A scoring system works only if companies are using it to reach their end goals (more security) rather than trying to just increase their scores (compliance), says Stephen Boyer, co-founder and chief technology officer at Bitsight.
“I do think that as long as it’s communicating something that drives an action that ends up being risk-reducing, that’s good,” he says. “If it’s a regulatory focus and [the company] is doing that to optimize the score and is not actually reducing risk, then it is a wasted effort for everybody.”
Unsurprisingly, more regulated industries tend to score higher on organizational ratings. Financial firms, utilities, energy, and healthcare all average a score of 720 or higher, while communications services average a score of a 630 and industrials a score of 690, according to a report on cybersecurity oversight of corporate boards.
Software Ratings Gain Traction
As software supply chain worries mount, companies and the open source community are aiming to rate the reputation and development processes of open source projects and assign scores to the components they produce. The OpenSSF Scorecard, for example, conducts a number of automated checks and ranks a project by a numerical score for each area, including whether the project has binary artifacts, whether the branch protection is on, the cadence of commits, and whether the project shows signs of using automated tools and fuzzers. The popular machine-learning library TensorFlow, for example, currently has an overall score of 8.2, with low scores for its Code Review practices and the failure to pin dependencies.
In some ways, we have too much data, and often it’s not the right data, says Dylan Thomas, senior director of product and engineering at IT conglomerate OpenText.
“Because there’s so much more data, the biggest challenge is understanding that we’re using it in an effective way and that we’re using the right data to draw the right conclusions, [so we don’t] misrepresent a particular data point or metric or scoring system,” he says. “It’s one of the reasons that LLM-based machine-learning algorithms really can provide a lot of value to augment security decision-making [and] can synthesize the vast amounts of data into potential patterns that we can actually make sense of.”

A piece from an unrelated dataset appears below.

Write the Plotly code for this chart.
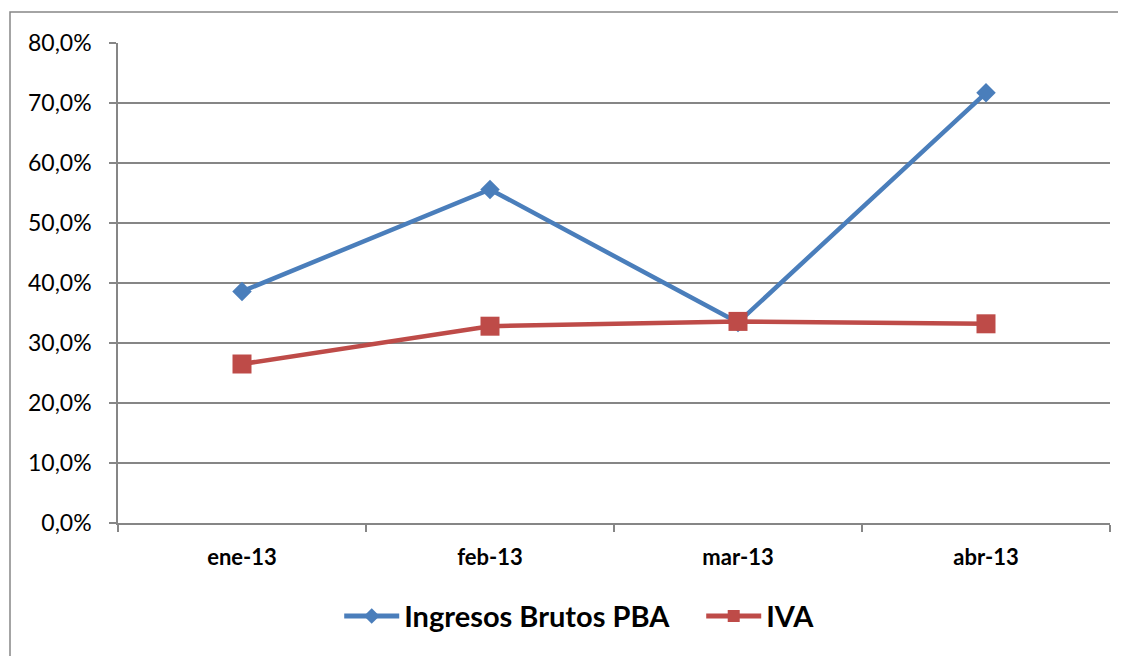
import plotly.graph_objects as go

categories = ["ene-13", "feb-13", "mar-13", "abr-13"]
ingresos_brutos = [0.386, 0.556, 0.334, 0.717]
iva = [0.265, 0.328, 0.336, 0.332]
y_ticks = [0, 0.1, 0.2, 0.3, 0.4, 0.5, 0.6, 0.7, 0.8]

BLUE = "#4A7EBB"
RED = "#BE4B48"
GRID = "#868686"
FONT = "Lato"

fig = go.Figure()
fig.add_trace(go.Scatter(
    x=categories, y=ingresos_brutos, name="Ingresos Brutos PBA",
    mode="lines+markers",
    line=dict(color=BLUE, width=4.5),
    marker=dict(symbol="diamond", size=15, color=BLUE),
))
fig.add_trace(go.Scatter(
    x=categories, y=iva, name="IVA",
    mode="lines+markers",
    line=dict(color=RED, width=4.5),
    marker=dict(symbol="square", size=19, color=RED),
))

# page body has an 8px margin, so the figure is sized to fit the window
W, H = 1118, 648
L, R, T, B = 110, 16, 35, 133
plot_w = W - L - R
plot_h = H - T - B

fig.update_layout(
    width=W, height=H,
    margin=dict(l=L, r=R, t=T, b=B),
    paper_bgcolor="white", plot_bgcolor="white",
    separators=",.",
    showlegend=True,
    legend=dict(
        orientation="h", x=0.223, xanchor="left", y=-0.194, yanchor="middle",
        font=dict(family=FONT, size=29, color="black", weight="bold"),
        itemwidth=55, itemsizing="constant",
        entrywidth=292, entrywidthmode="pixels",
    ),
    font=dict(family=FONT, color="black"),
)
fig.update_xaxes(
    type="category", range=[-0.5, 3.5],
    showline=True, linecolor=GRID, linewidth=1.5,
    ticks="outside", tickson="boundaries", ticklen=7, tickcolor=GRID, tickwidth=1.5,
    showgrid=False,
    tickfont=dict(family=FONT, size=22, color="black", weight="bold"),
    ticklabelstandoff=14,
)
fig.update_yaxes(
    range=[0, 0.8], tickvals=y_ticks, tickformat=".1%",
    showline=True, linecolor=GRID, linewidth=1.5,
    ticks="outside", ticklen=7, tickcolor=GRID, tickwidth=1.5,
    showgrid=True, gridcolor=GRID, gridwidth=1.5,
    zeroline=False,
    tickfont=dict(family=FONT, size=23, color="black"),
    ticklabelstandoff=13,
)
fig.add_shape(
    type="rect", xref="paper", yref="paper",
    x0=(2 - L) / plot_w, x1=1.2, y0=-0.5, y1=(T + plot_h - 4) / plot_h,
    line=dict(color=GRID, width=1.5), fillcolor="rgba(0,0,0,0)", layer="below",
)

fig.write_html("out.html")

The Open Source Select service offered by software supply chain security firm Debricked, part of OpenText, uses ratings for the contributors, the popularity, and the security of open source components to summarize their practices using a scale of 1 to 100, assigning a traffic-light color to each component. TensorFlow, for example, received green ratings for its contributors (score: 73) and popularity (score: 84) but only a yellow rating (score: 42) for security.
The ratings are not necessarily a way to detect whether a software component is dangerous but a way to automate the approval and intake process for the proposed use of open source components, speeding up decision-making, Thomas says.
“The benefit is, as a developer, I’m not waiting weeks to work through an open source intake process,” he says. “I can quickly get a decision in a subset — and, hopefully, a meaningful subset — of use cases. Either quickly not waste my time going through a long process for a particular component or get green-lit very quickly.”
The question that companies should ask when they use metrics is whether those metrics are speeding up decision-making processes, and if not, why not.
“Part of what we need to do is make sure that we are not just measuring for the sake of measuring, but that we’re also taking time to measure the measuring stick,” Thomas says.